Inside a cell, influence shows up in raw form. People watch who folds under pressure, who shares commissary, who studies, who prays. Titles mean little. Character, consistency, and sacrifice decide who gets heard. Many of us learned that a man who cleans his space, honors his word, and respects others leads more effectively than the loudest voice on the tier.

When we return home, that experience forces us to redefine leadership. We stop imitating the same power structures that once crushed our communities. Instead, we embrace transforming lives through servant leadership. That means we go first in apology, first in accountability, and last in personal comfort. We carry weight instead of throwing it around.
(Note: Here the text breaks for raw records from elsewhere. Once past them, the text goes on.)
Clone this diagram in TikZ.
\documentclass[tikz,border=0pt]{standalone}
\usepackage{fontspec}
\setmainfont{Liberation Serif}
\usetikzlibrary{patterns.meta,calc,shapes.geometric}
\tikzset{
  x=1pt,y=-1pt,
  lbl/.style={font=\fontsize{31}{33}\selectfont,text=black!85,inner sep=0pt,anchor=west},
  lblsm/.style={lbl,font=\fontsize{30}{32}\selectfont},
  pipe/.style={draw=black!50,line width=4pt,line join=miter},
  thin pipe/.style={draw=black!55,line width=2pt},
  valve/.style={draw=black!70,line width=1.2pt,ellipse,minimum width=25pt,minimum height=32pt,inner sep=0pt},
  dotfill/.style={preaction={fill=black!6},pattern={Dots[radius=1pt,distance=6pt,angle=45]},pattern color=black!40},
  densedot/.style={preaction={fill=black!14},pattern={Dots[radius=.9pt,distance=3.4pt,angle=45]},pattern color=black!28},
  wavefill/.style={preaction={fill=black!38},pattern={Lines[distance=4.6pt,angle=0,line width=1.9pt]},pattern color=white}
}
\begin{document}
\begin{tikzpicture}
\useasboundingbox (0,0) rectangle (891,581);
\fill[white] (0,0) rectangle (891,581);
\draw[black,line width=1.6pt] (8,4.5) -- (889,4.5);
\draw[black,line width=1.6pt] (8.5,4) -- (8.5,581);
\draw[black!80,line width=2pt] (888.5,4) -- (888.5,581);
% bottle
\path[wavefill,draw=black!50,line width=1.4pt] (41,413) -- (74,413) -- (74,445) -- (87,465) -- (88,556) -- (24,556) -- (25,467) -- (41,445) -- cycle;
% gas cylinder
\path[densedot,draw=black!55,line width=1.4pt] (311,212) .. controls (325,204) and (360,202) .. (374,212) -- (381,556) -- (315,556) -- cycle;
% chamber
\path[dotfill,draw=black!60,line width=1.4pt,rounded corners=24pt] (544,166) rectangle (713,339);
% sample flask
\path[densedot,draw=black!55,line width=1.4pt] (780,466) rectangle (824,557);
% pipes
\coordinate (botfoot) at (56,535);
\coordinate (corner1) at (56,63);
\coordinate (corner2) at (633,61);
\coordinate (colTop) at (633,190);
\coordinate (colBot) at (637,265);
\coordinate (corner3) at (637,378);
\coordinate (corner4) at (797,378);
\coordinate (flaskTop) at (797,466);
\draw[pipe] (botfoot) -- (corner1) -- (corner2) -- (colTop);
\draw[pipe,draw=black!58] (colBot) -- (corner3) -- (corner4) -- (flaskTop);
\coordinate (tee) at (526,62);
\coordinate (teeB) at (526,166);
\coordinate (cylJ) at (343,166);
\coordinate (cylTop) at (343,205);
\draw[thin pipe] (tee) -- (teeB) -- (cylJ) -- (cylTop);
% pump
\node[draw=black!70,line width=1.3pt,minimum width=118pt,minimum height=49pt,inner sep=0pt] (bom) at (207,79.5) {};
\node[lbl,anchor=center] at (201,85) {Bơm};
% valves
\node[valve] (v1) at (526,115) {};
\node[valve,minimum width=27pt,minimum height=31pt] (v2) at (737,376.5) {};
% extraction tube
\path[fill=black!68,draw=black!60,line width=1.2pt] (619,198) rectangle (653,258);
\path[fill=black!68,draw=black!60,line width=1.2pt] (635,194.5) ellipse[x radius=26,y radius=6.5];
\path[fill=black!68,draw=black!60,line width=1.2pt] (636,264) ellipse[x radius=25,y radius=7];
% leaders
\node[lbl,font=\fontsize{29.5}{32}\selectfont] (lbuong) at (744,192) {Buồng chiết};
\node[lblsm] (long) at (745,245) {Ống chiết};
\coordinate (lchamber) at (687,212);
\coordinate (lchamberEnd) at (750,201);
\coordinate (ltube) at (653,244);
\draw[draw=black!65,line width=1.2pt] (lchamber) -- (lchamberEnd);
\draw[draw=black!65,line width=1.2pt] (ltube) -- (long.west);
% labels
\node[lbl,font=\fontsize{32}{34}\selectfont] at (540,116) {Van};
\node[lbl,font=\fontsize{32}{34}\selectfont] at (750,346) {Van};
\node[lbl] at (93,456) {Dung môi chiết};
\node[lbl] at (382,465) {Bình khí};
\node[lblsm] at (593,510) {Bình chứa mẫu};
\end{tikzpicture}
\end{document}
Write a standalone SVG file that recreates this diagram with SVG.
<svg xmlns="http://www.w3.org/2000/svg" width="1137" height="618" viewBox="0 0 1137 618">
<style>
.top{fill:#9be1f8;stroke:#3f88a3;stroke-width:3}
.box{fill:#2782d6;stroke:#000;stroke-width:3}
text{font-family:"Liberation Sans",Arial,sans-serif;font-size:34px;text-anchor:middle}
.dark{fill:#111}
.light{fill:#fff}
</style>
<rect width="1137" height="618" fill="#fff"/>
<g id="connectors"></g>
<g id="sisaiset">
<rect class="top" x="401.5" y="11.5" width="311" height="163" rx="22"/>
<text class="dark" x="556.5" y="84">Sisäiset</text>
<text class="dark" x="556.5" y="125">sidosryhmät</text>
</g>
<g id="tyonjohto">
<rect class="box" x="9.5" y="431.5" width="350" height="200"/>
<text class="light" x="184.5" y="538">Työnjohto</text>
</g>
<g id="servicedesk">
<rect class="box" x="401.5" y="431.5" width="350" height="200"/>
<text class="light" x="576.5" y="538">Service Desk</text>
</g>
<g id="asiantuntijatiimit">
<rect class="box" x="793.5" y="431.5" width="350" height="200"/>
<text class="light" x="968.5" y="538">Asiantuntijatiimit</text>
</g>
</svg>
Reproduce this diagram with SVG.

This form of leadership rests on three pillars:

  • Servanthood: We measure influence by how many burdens we help carry, not how many people answer to us.
  • Accountability: We invite scrutiny of our choices, our spending, our relationships, and our spiritual life.
  • Community restoration: We repair what we helped break, through presence, restitution where possible, and steady service.

When a formerly incarcerated leader lives this way, marginalized communities pay attention. They have seen promises broken, programs come and go, and leaders disappear when funding dries up. What they rarely see is someone who once contributed to the damage now standing still in the same neighborhood, month after month, doing the slow work of repair. That constancy builds trust and credibility more than speeches or titles.

Faith ministries that center this kind of servant leadership often pair personal transformation with structure. Jean Louis Empire Ministries does that through defined programming, mentorship, and a governance model designed to outlast any one personality. Within that frame, leadership becomes a guardrail against recidivism: we expect men and women to step into responsibility, not return to survival mode. The shift from self-preservation to stewardship is what turns a testimony into a pattern the community can rely on.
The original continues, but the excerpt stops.